Ma assieme alla speranza si affacciano nuovi allarmi, come conferma la stessa Sias: «La formazione di una circolazione depressionaria promette per diversi giorni rovesci e temporali, anche molto intensi, su tutta l'isola. Vista l'incertezza dell'evoluzione della fase perturbata, che rende bassa l'affidabilità delle attuali previsioni anche a 48 ore, raccomandiamo di seguire gli aggiornamenti nonché di seguire gli avvisi di Protezione civile».
«Il vortice si sta spostando verso sud, lungo il suo lato orientale si attiveranno temporali forti e piogge anche abbondanti – conferma il meteorologo di Cnr e Lamma, Giulio Betti – Nel pomeriggio di oggi peggiorerà al centro-sud, mentre i fenomeni diventeranno più sparsi e intermittenti al Nord e sulla Toscana. Particolarmente esposte, dal pomeriggio-sera, Sicilia occidentale, Salento e Calabria ionica».
È la doppia faccia della crisi climatica in corso, dove le emissioni di gas serra legate all’utilizzo di combustibili fossili portano con sé un aumento in frequenza ed intensità di eventi meteo estremi, che si tratti di alluvioni o di siccità.

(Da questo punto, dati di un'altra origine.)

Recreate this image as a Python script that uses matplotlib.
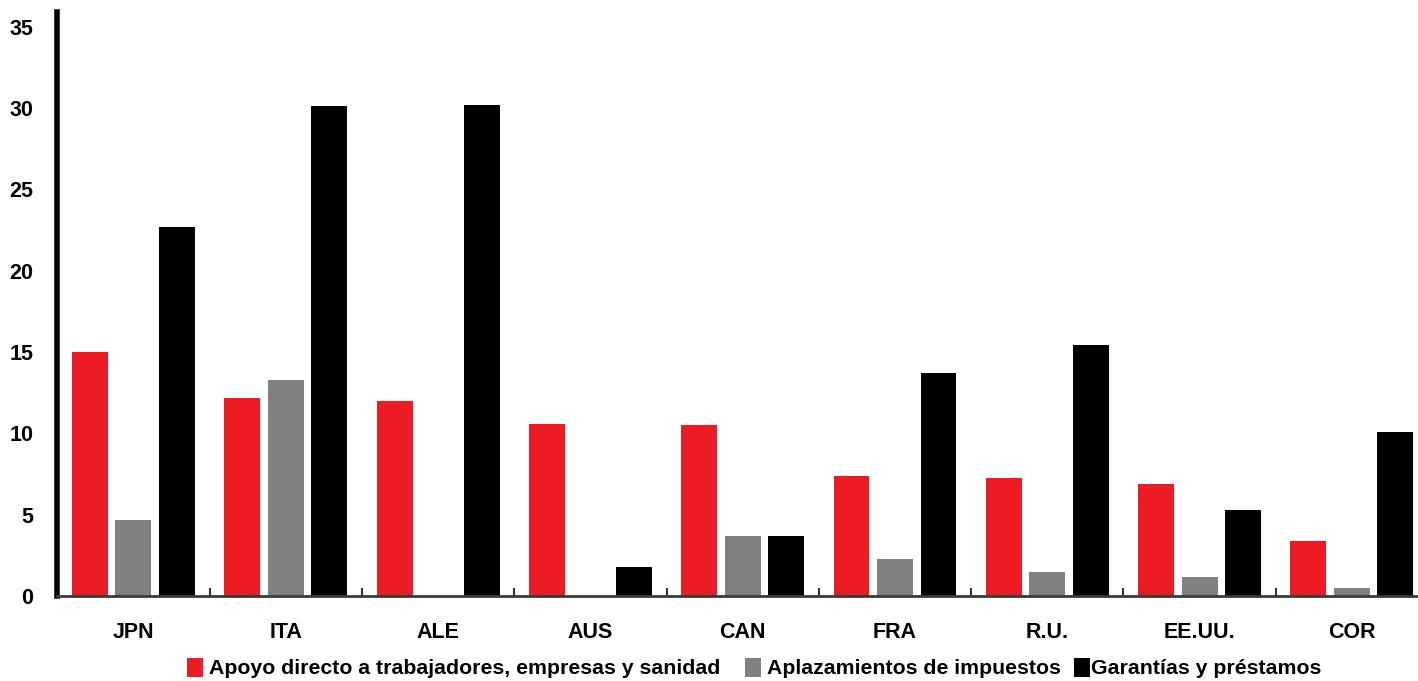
import matplotlib
matplotlib.use("Agg")
import matplotlib.pyplot as plt
import numpy as np
from matplotlib.patches import Patch

plt.rcParams['font.family'] = ['Liberation Sans', 'DejaVu Sans']
plt.rcParams['font.weight'] = 'bold'

countries = ["JPN", "ITA", "ALE", "AUS", "CAN", "FRA", "R.U.", "EE.UU.", "COR"]
apoyo_directo = [15.0, 12.2, 12.0, 10.6, 10.5, 7.4, 7.25, 6.9, 3.4]
aplazamientos = [4.7, 13.3, 0.0, 0.0, 3.7, 2.3, 1.45, 1.15, 0.5]
garantias = [22.7, 30.1, 30.2, 1.8, 3.7, 13.7, 15.4, 5.3, 10.1]
series_labels = ["Apoyo directo a trabajadores, empresas y sanidad",
                 "Aplazamientos de impuestos",
                 "Garantías y préstamos"]
colors = ["#ED1C24", "#808080", "#000000"]
yticks = [0, 5, 10, 15, 20, 25, 30, 35]

W, H = 1418, 681
fig = plt.figure(figsize=(W / 100, H / 100), dpi=100)
ax = fig.add_axes([57 / W, 85 / H, 1 - 57 / W, 584 / H])

x = np.arange(len(countries))
step = 0.2856
width = 0.236
for k, (vals, col) in enumerate(zip([apoyo_directo, aplazamientos, garantias], colors)):
    ax.bar(x + (k - 1) * step, vals, width=width, color=col, zorder=3)

ax.set_xlim(-0.502, 8.434)
ax.set_ylim(0, 35.9)
ax.set_yticks(yticks)
ax.set_yticklabels([str(t) for t in yticks], fontsize=15.5, fontweight='bold')
ax.set_xticks(x)
ax.set_xticklabels(countries, fontsize=15.5, fontweight='bold')
ax.tick_params(axis='x', which='major', length=0, pad=19)
ax.tick_params(axis='y', length=0, pad=17)
ax.set_xticks(x[:-1] + 0.5, minor=True)
ax.tick_params(axis='x', which='minor', direction='in', length=6, width=1.5, color='#333333')

for s in ['top', 'right']:
    ax.spines[s].set_visible(False)
ax.spines['left'].set_linewidth(4)
ax.spines['left'].set_color('black')
ax.spines['bottom'].set_linewidth(2)
ax.spines['bottom'].set_color('#3a3a3a')
ax.spines['bottom'].set_zorder(4)

# legend entries placed individually along the bottom
legend_x = [187, 745, 1074]
text_pad = [0.3, 0.3, 0.05]
for lx, lab, col, tp in zip(legend_x, series_labels, colors, text_pad):
    fig.legend([Patch(facecolor=col, edgecolor='none')], [lab], loc='center left',
               bbox_to_anchor=(lx / W, 1 - 668 / H), frameon=False,
               prop={'weight': 'bold', 'size': 15.3}, borderpad=0, borderaxespad=0,
               handlelength=0.75, handleheight=1.0, handletextpad=tp)

fig.savefig("out.png", dpi=100, facecolor='white')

Un contesto aggravato dall’assenza di adeguate infrastrutture idriche, di cui la Sicilia è purtroppo un grande esempio.
«Se l'attualità richiama attenzione alla nuova emergenza idrogeologica, che colpisce il nord-ovest d'Italia, nel Mezzogiorno la siccità sta pregiudicando il tessuto sociale ed economico dei territori», osserva Francesco Vincenzi, presidente dell’associazione nazionale che riunisce i Consorzi di bonifica (Anbi), nel presentare i nuovi dati dell’Osservatorio sulle risorse idriche.
Tali dati mostrano infatti come in Sicilia le residue riserve idriche (meno di 181 milioni di metri cubi, cioè circa il 25% dei volumi invasabili, ma di cui sono utilizzabili solo 55 milioni), vadano esaurendosi più rapidamente di quanto previsto, nonostante i provvedimenti, che limitano le erogazioni.

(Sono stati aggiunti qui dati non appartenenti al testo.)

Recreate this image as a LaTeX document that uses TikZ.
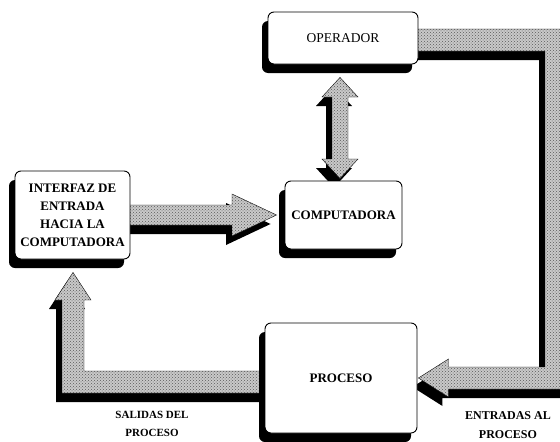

«I paesaggi dell'entroterra siciliano stanno assumendo caratteristiche tipiche dell'Africa settentrionale con terreni brulli e polverosi a rimpiazzare pascoli e colture foraggere – argomenta l’Anbi – I frutteti ormai rinsecchiti sono abbandonati in quello, che rischia di diventare un deserto anche economico: estati sempre più calde, aride (a Giugno e Luglio il deficit pluviometrico sull'Isola ha superato l'80%) e prolungate (ancora la scorsa settimana si sono sfiorati i 30 gradi), accompagnate da inverni miti e secchi (gennaio e marzo 2024 hanno registrato rispettivamente il 63% ed il 42% di pioggia in meno rispetto alla media) hanno non solo prosciugato gli acquiferi, ma compromesso la fertilità e la stabilità dei suoli». Così le annunciate piogge diventano una minaccia concreta a causa delle fredde correnti artiche, che andranno a scontrarsi con i venti caldi di scirocco su un mar Mediterraneo, dove la temperatura dell'acqua si aggira ancora tra i 23 ed i 25 gradi: «Una combinazione di elementi che potrebbe generare fenomeni estremi», certifica l’Anbi.

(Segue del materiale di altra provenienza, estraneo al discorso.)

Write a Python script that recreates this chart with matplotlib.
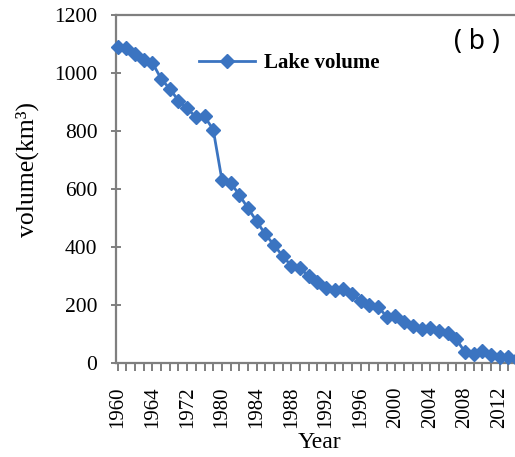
import matplotlib
matplotlib.use("Agg")
import matplotlib.pyplot as plt
from matplotlib.lines import Line2D

years = [1960, 1961, 1962, 1963, 1964, 1966, 1968, 1970, 1972, 1974, 1976, 1978,
         1980, 1981, 1982, 1983, 1984, 1985, 1986, 1987, 1988, 1989, 1990, 1991,
         1992, 1993, 1994, 1995, 1996, 1997, 1998, 1999, 2000, 2001, 2002, 2003,
         2004, 2005, 2006, 2007, 2008, 2009, 2010, 2011, 2012, 2013, 2014]
volume = [1090, 1085, 1065, 1045, 1035, 980, 945, 905, 878, 848, 850, 805,
          632, 622, 580, 534, 489, 444, 407, 369, 335, 328, 299, 280,
          257, 252, 256, 239, 213, 199, 193, 160, 162, 142, 128, 117,
          119, 112, 103, 82, 38, 31, 43, 29, 22, 22, 15]
tick_labels = ["1960", "1964", "1972", "1980", "1984", "1988", "1992", "1996",
               "2000", "2004", "2008", "2012"]
y_ticks = [0, 200, 400, 600, 800, 1000, 1200]

W, H = 515, 457
fig = plt.figure(figsize=(W / 100, H / 100), dpi=100)
serif = ["Liberation Serif", "DejaVu Serif"]

ax_l, ax_r, ax_t, ax_b = 116, 517, 15, 363
ax = fig.add_axes([ax_l / W, 1 - ax_b / H, (ax_r - ax_l) / W, (ax_b - ax_t) / H])

color = "#3b74c1"
idx = list(range(len(years)))
ax.plot(idx, volume, color=color, lw=2, marker="D", ms=7, mec=color, mfc=color,
        clip_on=False, zorder=3)

ax.set_ylim(0, 1200)
ax.set_xlim(-0.2, 46)
ax.set_yticks(y_ticks)
ax.set_yticklabels([str(v) for v in y_ticks], fontfamily=serif, fontsize=15.5)

label_pos = [years.index(int(t)) for t in tick_labels]
ax.set_xticks(label_pos)
ax.set_xticklabels(tick_labels, rotation=90, fontfamily=serif, fontsize=15)
ax.set_xticks(idx, minor=True)

for sp in ax.spines.values():
    sp.set_color("#7f7f7f")
    sp.set_linewidth(1.6)

ax.tick_params(axis="x", which="both", direction="out", length=6, width=1.4,
               color="#7f7f7f", pad=11)
ax.tick_params(axis="y", which="major", direction="inout", length=7, width=1.4,
               color="#7f7f7f", pad=10)

fig.text(319 / W, 1 - 443 / H, "Year", ha="center", va="center",
         fontfamily=serif, fontsize=17)
fig.text(27 / W, 1 - 170 / H, "volume(km³)", ha="center", va="center",
         rotation=90, fontfamily=serif, fontsize=18.5)

fig.text(477 / W, 1 - 42 / H, "( b )", ha="center", va="center",
         fontfamily=["Noto Sans", "DejaVu Sans"], fontsize=19)

handle = Line2D([], [], color=color, lw=2, marker="D", ms=7, mec=color, mfc=color)
fig.legend([handle], ["Lake volume"], loc="center left",
           bbox_to_anchor=(199 / W, 1 - 63 / H), frameon=False, borderpad=0,
           borderaxespad=0, handlelength=2.7, handletextpad=0.4,
           prop={"family": serif, "size": 15, "weight": "bold"})

fig.savefig("out.png", dpi=100)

«Quanto tempo e quanta pioggia ci vorrà – commenta il dg Anbi, Massimo Gargano – affinché i grandi bacini meridionali possano ricaricarsi e tornare ad assolvere al loro compito essenziale per la vita e l'economia del Mezzogiorno? Nel 2025 dovremo assistere alla stessa, sconfortante condizione fatta di turnazioni, limitazioni, interruzioni e provvedimenti emergenziali nella gestione dell'acqua?».
La risposta dovrebbe passare dalla legge di Bilancio, per riportare il finanziamento delle infrastrutture idriche all’interno del bilancio statale – servirebbero circa 10 mld di euro in più all’anno rispetto all’attuale spesa totale del Paese sul fronte idrico –, ma il Governo Meloni la sta approntando senza alcun programma in proposito. Né facilita l’installazione di impianti rinnovabili per sostituire i combustibili fossili, semmai il contrario.
Eppure una prima proposta di Piano nazionale per la sicurezza idrica e idrogeologica per affrontare la doppia minaccia di siccità e alluvioni, c’è già: l’ha elaborata la Fondazione Earth and water agenda, arrivando a stimare la necessità di investimenti da 17,7 mld di euro l’anno per un decennio, dalle soluzioni basate sulla natura agli invasi, dal servizio idrico integrato agli usi agricoli e industriali dell’oro blu.